Retype the opening lines of the data exactly, stopping after the line that contains "sequence = ['VCC', 'VGL', 'VGH', 'Data', 'B/L']". Skip every picture.
....
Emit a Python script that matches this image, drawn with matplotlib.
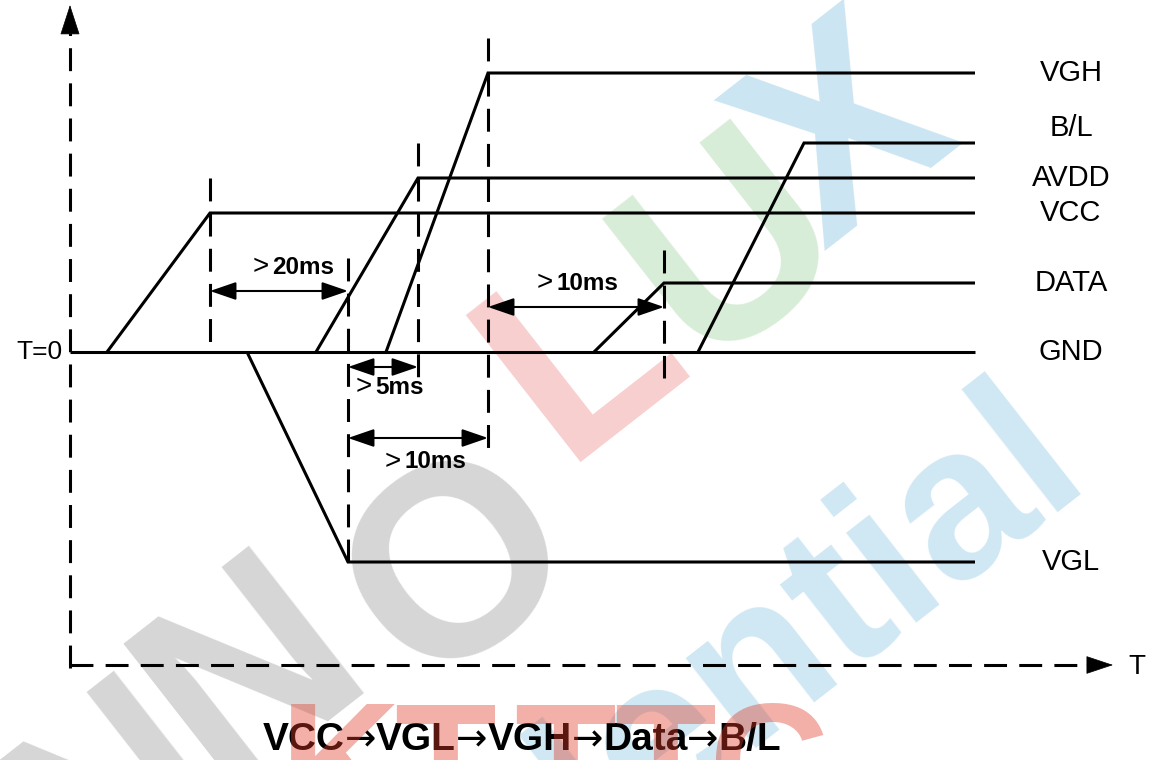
import matplotlib
matplotlib.use('Agg')
import matplotlib.pyplot as plt

# ─── Data (drawing units = pixels of the original sheet, y grows downward) ───
GND = 352
LINE_END = 975

signals   = ['VGH', 'B/L', 'AVDD', 'VCC', 'DATA', 'VGL']
rise_from = [386, 698, 316, 107, 594, 247]     # leaves GND here
rise_to   = [488, 804, 418, 210, 664, 348]     # reaches its level here
levels    = [73, 143, 178, 213, 283, 562]

label_names = ['VGH', 'B/L', 'AVDD', 'VCC', 'DATA', 'GND', 'VGL']
label_y     = [73, 128, 178, 213, 283, 352, 562]

# dashed markers: x, top, bottom
marker_x   = [210, 348, 418, 488, 664]
marker_top = [178, 258, 143, 38, 250]
marker_bot = [345, 565, 377, 448, 378]

# timing constraints: x0, x1, y, label
gap_x0   = [210, 348, 348, 488]
gap_x1   = [348, 418, 488, 664]
gap_y    = [291, 367, 438, 307]
gap_text = ['20ms', '5ms', '10ms', '10ms']
gap_tx   = [272, 375, 404, 556]
gap_ty   = [267, 387, 462, 283]

sequence = ['VCC', 'VGL', 'VGH', 'Data', 'B/L']

W, H = 1154, 760
fig = plt.figure(figsize=(W / 100, H / 100), dpi=100, facecolor='white')
ax = fig.add_axes([0, 0, 1, 1])
ax.set_xlim(0, W)
ax.set_ylim(H, 0)
ax.axis('off')

FONT = ['Liberation Sans', 'DejaVu Sans']
LW = 2.2
DASH = (7.5, 4)

# ─── watermark (underneath) ───
wm = [('N', 120, 800, '#d6d6d6'), ('N', 255, 675, '#d6d6d6'), ('O', 463, 570, '#d6d6d6'),
      ('L', 585, 355, '#f8cfcf'), ('U', 735, 250, '#d8edd8'), ('X', 850, 140, '#cbe5f2')]
for ch, x, y, c in wm:
    ax.text(x, y, ch, fontsize=195, fontweight='bold', color=c, rotation=38,
            rotation_mode='anchor', ha='center', va='center', family=FONT, zorder=0)
ax.text(568, 818, 'Confidential', fontsize=155, fontweight='bold', color='#d0e8f4',
        rotation=38, rotation_mode='anchor', ha='center', va='center', family=FONT,
        zorder=0)

# ─── axes ───
ax.plot([70, 70], [668, 33], color='black', lw=LW, dashes=DASH)
ax.annotate('', xy=(70, 5), xytext=(70, 33),
            arrowprops=dict(arrowstyle='-|>,head_length=20,head_width=6.5', color='black',
                            lw=0.5, mutation_scale=1, shrinkA=0, shrinkB=0))
ax.plot([70, 1088], [665, 665], color='black', lw=LW, dashes=DASH)
ax.annotate('', xy=(1113, 665), xytext=(1087, 665),
            arrowprops=dict(arrowstyle='-|>,head_length=18,head_width=6', color='black',
                            lw=0.5, mutation_scale=1, shrinkA=0, shrinkB=0))
ax.text(1137, 667, 'T', fontsize=20, ha='center', va='center', family=FONT)
ax.text(39, 352, 'T=0', fontsize=19, ha='center', va='center', family=FONT)

# ─── signals ───
ax.plot([70, LINE_END], [GND, GND], color='black', lw=LW, solid_capstyle='butt')
for x0, x1, lv in zip(rise_from, rise_to, levels):
    ax.plot([x0, x1, LINE_END], [GND, lv, lv], color='black', lw=LW,
            solid_capstyle='butt', solid_joinstyle='miter')

for name, y in zip(label_names, label_y):
    ax.text(1071, y, name, fontsize=21, ha='center', va='center', family=FONT)

for x, t, b in zip(marker_x, marker_top, marker_bot):
    ax.plot([x, x], [t, b], color='black', lw=LW, dashes=DASH)

for x0, x1, y, s, tx, ty in zip(gap_x0, gap_x1, gap_y, gap_text, gap_tx, gap_ty):
    ax.annotate('', xy=(x1, y), xytext=(x0, y),
                arrowprops=dict(arrowstyle='<|-|>,head_length=16,head_width=5.5',
                                color='black', lw=1.5, mutation_scale=1,
                                shrinkA=0, shrinkB=0))
    ax.text(tx - 3, ty, '>', fontsize=20, ha='right', va='center', family=FONT)
    ax.text(tx, ty, s, fontsize=17.5, fontweight='bold', ha='left', va='center',
            family=FONT)

# ─── power-on order, laid out word by word ───
renderer = fig.canvas.get_renderer()
parts = []
for i, w in enumerate(sequence):
    if i:
        parts.append(ax.text(0, 740, '\u2192', fontsize=27, ha='left', va='center',
                             family=['DejaVu Sans']))
    parts.append(ax.text(0, 740, w, fontsize=28, fontweight='bold', ha='left',
                         va='center', family=FONT))
widths = [p.get_window_extent(renderer).width for p in parts]
x = 522 - sum(widths) / 2
for p, wdt in zip(parts, widths):
    p.set_x(x)
    x += wdt

# ─── stamp on top ───
for ch, x in zip('KTTTC', [340, 445, 565, 665, 768]):
    ax.text(x, 698, ch, fontsize=120, fontweight='bold', color='#df3b28', alpha=0.4,
            ha='center', va='top', family=FONT, zorder=5)

fig.savefig('out.png', dpi=100, facecolor='white')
....
- OUTPUT
Emit a Python script that matches this image, drawn with matplotlib.
import matplotlib
matplotlib.use('Agg')
import matplotlib.pyplot as plt

# ─── Data (drawing units = pixels of the original sheet, y grows downward) ───
GND = 352
LINE_END = 975

signals   = ['VGH', 'B/L', 'AVDD', 'VCC', 'DATA', 'VGL']
rise_from = [386, 698, 316, 107, 594, 247]     # leaves GND here
rise_to   = [488, 804, 418, 210, 664, 348]     # reaches its level here
levels    = [73, 143, 178, 213, 283, 562]

label_names = ['VGH', 'B/L', 'AVDD', 'VCC', 'DATA', 'GND', 'VGL']
label_y     = [73, 128, 178, 213, 283, 352, 562]

# dashed markers: x, top, bottom
marker_x   = [210, 348, 418, 488, 664]
marker_top = [178, 258, 143, 38, 250]
marker_bot = [345, 565, 377, 448, 378]

# timing constraints: x0, x1, y, label
gap_x0   = [210, 348, 348, 488]
gap_x1   = [348, 418, 488, 664]
gap_y    = [291, 367, 438, 307]
gap_text = ['20ms', '5ms', '10ms', '10ms']
gap_tx   = [272, 375, 404, 556]
gap_ty   = [267, 387, 462, 283]

sequence = ['VCC', 'VGL', 'VGH', 'Data', 'B/L']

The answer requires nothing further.